Given records:

══════

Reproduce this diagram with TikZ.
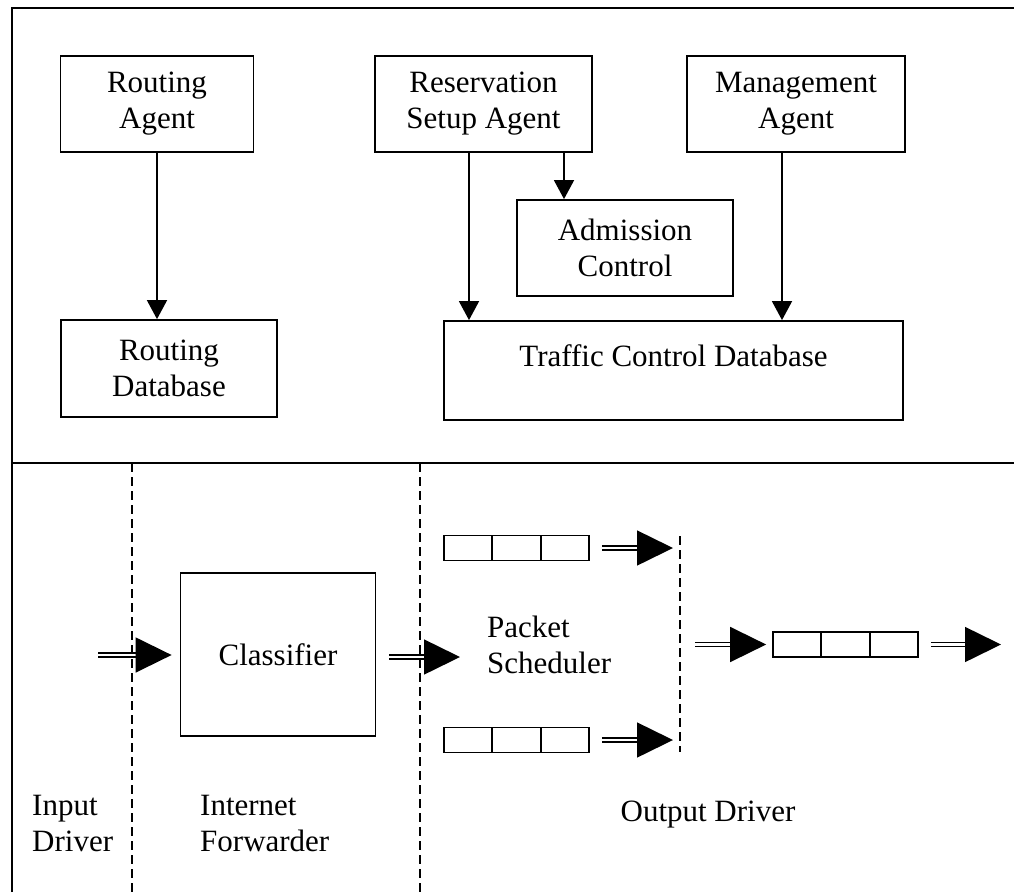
\documentclass[tikz,border=0pt]{standalone}
\usepackage{fontspec}
\setmainfont{Liberation Serif}
\usepackage{tikz}
\usetikzlibrary{arrows.meta, positioning}
\tikzstyle{sarrow}  = [line width=1.7pt, -{Triangle[length=19pt,width=20pt]}]
\tikzstyle{darrow}  = [line width=1.5pt, double, double distance=2.2pt, -{Triangle[length=36pt,width=35pt]}]
\tikzstyle{block}   = [rectangle, draw, line width=1.8pt, inner sep=0pt, align=center]
\tikzstyle{cell}    = [rectangle, draw, line width=1.8pt, minimum width=48.3pt, minimum height=25pt, inner sep=0pt]
\tikzstyle{divider} = [line width=1.6pt, dash pattern=on 9pt off 5pt]
\tikzstyle{frame}   = [line width=1.9pt]
\tikzset{every node/.style={font=\fontsize{31}{36}\selectfont}}

\begin{document}
\begin{tikzpicture}[x=1pt, y=-1pt]
  \useasboundingbox (0,0) rectangle (1014,892);

  % Frame and separation line
  \draw[frame] (12,892) -- (12,8) -- (1014,8);
  \draw[frame] (12,463) -- (1014,463);

  % Control plane
  \node[block, minimum width=193pt, minimum height=96pt] (ragent) at (157,104) {Routing\\Agent};
  \node[block, minimum width=216pt, minimum height=97pt] (rdb) at (169,368.5) {Routing\\Database};
  \node[block, minimum width=217pt, minimum height=96pt] (resv) at (483.5,104) {Reservation\\Setup Agent};
  \node[block, minimum width=218pt, minimum height=96pt] (mgmt) at (796,104) {Management\\Agent};
  \node[block, minimum width=216pt, minimum height=96pt] (adm) at (625,248) {Admission\\Control};
  \node[block, minimum width=459pt, minimum height=99pt,
        label={[anchor=north, inner sep=0pt, yshift=-24pt]north:Traffic Control Database}] (tcd) at (673.5,370.5) {};

  \draw[sarrow] (ragent.south) -- (ragent.south |- rdb.north);
  \draw[sarrow] ([xshift=-14.5pt]resv.south) -- ([xshift=-14.5pt]resv.south |- tcd.north);
  \draw[sarrow] ([xshift=80.5pt]resv.south) -- ([xshift=80.5pt]resv.south |- adm.north);
  \draw[sarrow] ([xshift=-14pt]mgmt.south) -- ([xshift=-14pt]mgmt.south |- tcd.north);

  % Data path: stage borders
  \draw[divider] (132,463) -- (132,892);
  \draw[divider] (420,463) -- (420,892);
  \draw[divider] (680,536) -- (680,752);

  \node[block, minimum width=195pt, minimum height=163pt] (cls) at (278,654.5) {Classifier};

  % queues (three cells each)
  \foreach \q/\x/\y in {qa/468.2/548, qb/468.2/740, qc/797.2/644.5}
      \foreach \i in {0,1,2}
          \node[cell] (\q\i) at (\x+\i*48.3,\y) {};

  \coordinate (inp)  at (98,655);
  \coordinate (fwd)  at (460,657);
  \coordinate (taqa) at (673,548);
  \coordinate (taqb) at (673,740);
  \coordinate (outs) at (695,644.5);
  \coordinate (oute) at (1001,644.5);

  \draw[darrow, shorten >=8pt] (inp) -- (inp -| cls.west);
  \draw[darrow, shorten <=13pt] (cls.east |- fwd) -- (fwd);
  \draw[darrow, shorten <=12pt] (qa2.east) -- (taqa);
  \draw[darrow, shorten <=12pt] (qb2.east) -- (taqb);
  \draw[darrow, shorten >=6pt] (outs) -- (qc0.west);
  \draw[darrow, shorten <=12pt] (qc2.east) -- (oute);

  % Stage names
  \node[anchor=west, align=left, inner sep=0pt] (psched) at (487,645) {Packet\\Scheduler};
  \node[anchor=west, align=left, inner sep=0pt] (indrv) at (32,823) {Input\\Driver};
  \node[anchor=west, align=left, inner sep=0pt] (ifwd) at (200,823) {Internet\\Forwarder};
  \node[inner sep=0pt] (outdrv) at (708,815) {Output Driver};
\end{tikzpicture}
\end{document}
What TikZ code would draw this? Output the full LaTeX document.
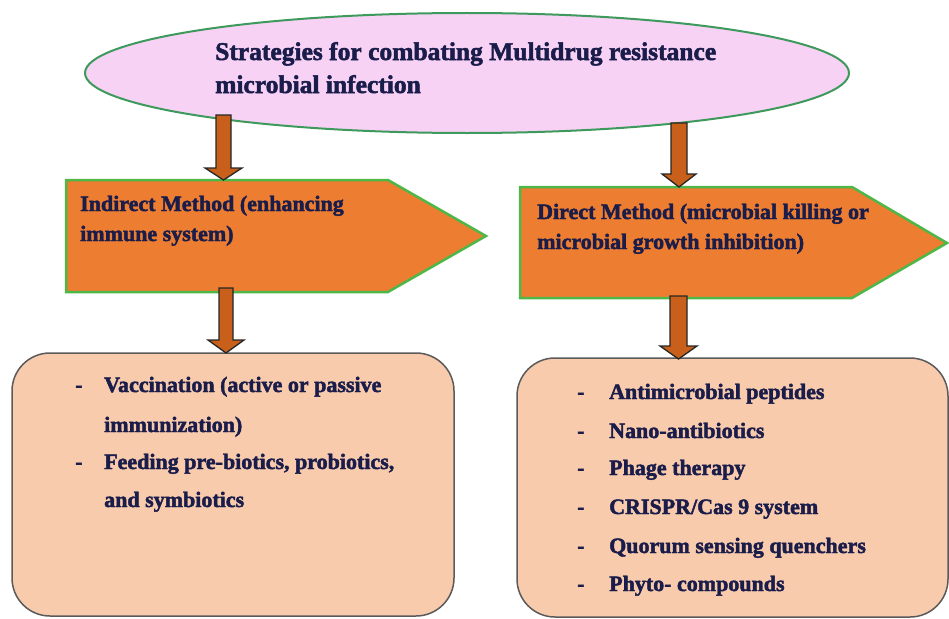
\documentclass[tikz,border=0pt]{standalone}
\usepackage{fontspec}
\setmainfont{Liberation Serif}[BoldFeatures={FakeBold=2}]
\usetikzlibrary{shapes.geometric}
\definecolor{txt}{HTML}{1A1C4A}
\definecolor{ellfill}{HTML}{F7D2F5}
\definecolor{ellline}{HTML}{3E9A5C}
\definecolor{pentfill}{HTML}{ED7D31}
\definecolor{pentline}{HTML}{4DB848}
\definecolor{boxfill}{HTML}{F8CBAD}
\definecolor{boxline}{HTML}{5A5A5A}
\definecolor{arrfill}{HTML}{C8601C}
\tikzset{
  lbl/.style={anchor=base west, inner sep=0pt, text=txt, font=\bfseries},
  ttl/.style={lbl, font=\fontsize{25.5}{30}\selectfont\bfseries},
  mth/.style={lbl, font=\fontsize{22}{26}\selectfont\bfseries},
  itm/.style={lbl, font=\fontsize{22}{26}\selectfont\bfseries},
  pent/.style={fill=pentfill, draw=pentline, line width=2.5pt, line join=miter},
  itembox/.style={fill=boxfill, draw=boxline, line width=1.5pt, rounded corners=38pt},
  barrow/.style={fill=arrfill, draw=black!85, line width=1.3pt, line join=miter},
}
\newcommand{\blockarrow}[7]{% xl xr ytop yshaft hl hr ytip
  \draw[barrow] (#1,#3) -- (#2,#3) -- (#2,#4) -- (#6,#4) -- ({(#1+#2)/2},#7) -- (#5,#4) -- (#1,#4) -- cycle;}
\begin{document}
\begin{tikzpicture}[x=1pt,y=-1pt]
\useasboundingbox (0,0) rectangle (949,618);
% top ellipse
\node (top) [draw=ellline, fill=ellfill, line width=2pt, ellipse, minimum width=764pt, minimum height=120pt, inner sep=0pt] at (467,73) {};
\node (t1) [ttl] at (215,60) {Strategies for combating Multidrug resistance};
\node (t2) [ttl] at (215,93) {microbial infection};
% pentagons
\draw[pent] (66,180) -- (388,180) -- (486,236) -- (388,292) -- (66,292) -- cycle;
\node (m1) [mth] at (80,211) {Indirect Method (enhancing};
\node (m2) [mth] at (80,241) {immune system)};
\draw[pent] (520,187) -- (852,187) -- (947,243) -- (852,298) -- (520,298) -- cycle;
\node (m3) [mth] at (537,219) {Direct Method (microbial killing or};
\node (m4) [mth] at (537,249) {microbial growth inhibition)};
% boxes
\draw[itembox] (12,353) rectangle (454,616);
\draw[itembox] (517,358) rectangle (948,617);
\node (ld1) [itm] at (75,392) {-};
\node (l1) [itm] at (104,392) {Vaccination (active or passive};
\node (l2) [itm] at (104,432) {immunization)};
\node (ld2) [itm] at (75,469) {-};
\node (l3) [itm] at (104,469) {Feeding pre-biotics, probiotics,};
\node (l4) [itm] at (104,507) {and symbiotics};
\node (rd1) [itm] at (577,399) {-};
\node (r1) [itm] at (609,399) {Antimicrobial peptides};
\node (rd2) [itm] at (577,438) {-};
\node (r2) [itm] at (609,438) {Nano-antibiotics};
\node (rd3) [itm] at (577,475) {-};
\node (r3) [itm] at (609,475) {Phage therapy};
\node (rd4) [itm] at (577,514) {-};
\node (r4) [itm] at (609,514) {CRISPR/Cas 9 system};
\node (rd5) [itm] at (577,553) {-};
\node (r5) [itm] at (609,553) {Quorum sensing quenchers};
\node (rd6) [itm] at (577,591) {-};
\node (r6) [itm] at (609,591) {Phyto- compounds};
% block arrows
\blockarrow{216}{231}{115}{168}{205}{242}{180}
\blockarrow{671}{687}{123}{174}{662}{696}{187}
\blockarrow{219}{233}{288}{340}{208}{244}{353}
\blockarrow{670}{687}{296}{346}{660}{697}{359}
\end{tikzpicture}
\end{document}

══════

Instructions for the task:
Print the entries as they stand, first line through the line holding "inner sep=0pt, yshift=-24pt]north:Traffic", with every picture removed.

Task result:
Reproduce this diagram with TikZ.
\documentclass[tikz,border=0pt]{standalone}
\usepackage{fontspec}
\setmainfont{Liberation Serif}
\usepackage{tikz}
\usetikzlibrary{arrows.meta, positioning}
\tikzstyle{sarrow}  = [line width=1.7pt, -{Triangle[length=19pt,width=20pt]}]
\tikzstyle{darrow}  = [line width=1.5pt, double, double distance=2.2pt, -{Triangle[length=36pt,width=35pt]}]
\tikzstyle{block}   = [rectangle, draw, line width=1.8pt, inner sep=0pt, align=center]
\tikzstyle{cell}    = [rectangle, draw, line width=1.8pt, minimum width=48.3pt, minimum height=25pt, inner sep=0pt]
\tikzstyle{divider} = [line width=1.6pt, dash pattern=on 9pt off 5pt]
\tikzstyle{frame}   = [line width=1.9pt]
\tikzset{every node/.style={font=\fontsize{31}{36}\selectfont}}

\begin{document}
\begin{tikzpicture}[x=1pt, y=-1pt]
  \useasboundingbox (0,0) rectangle (1014,892);

  % Frame and separation line
  \draw[frame] (12,892) -- (12,8) -- (1014,8);
  \draw[frame] (12,463) -- (1014,463);

  % Control plane
  \node[block, minimum width=193pt, minimum height=96pt] (ragent) at (157,104) {Routing\\Agent};
  \node[block, minimum width=216pt, minimum height=97pt] (rdb) at (169,368.5) {Routing\\Database};
  \node[block, minimum width=217pt, minimum height=96pt] (resv) at (483.5,104) {Reservation\\Setup Agent};
  \node[block, minimum width=218pt, minimum height=96pt] (mgmt) at (796,104) {Management\\Agent};
  \node[block, minimum width=216pt, minimum height=96pt] (adm) at (625,248) {Admission\\Control};
  \node[block, minimum width=459pt, minimum height=99pt,
        label={[anchor=north, inner sep=0pt, yshift=-24pt]north:Traffic Control Database}] (tcd) at (673.5,370.5) {};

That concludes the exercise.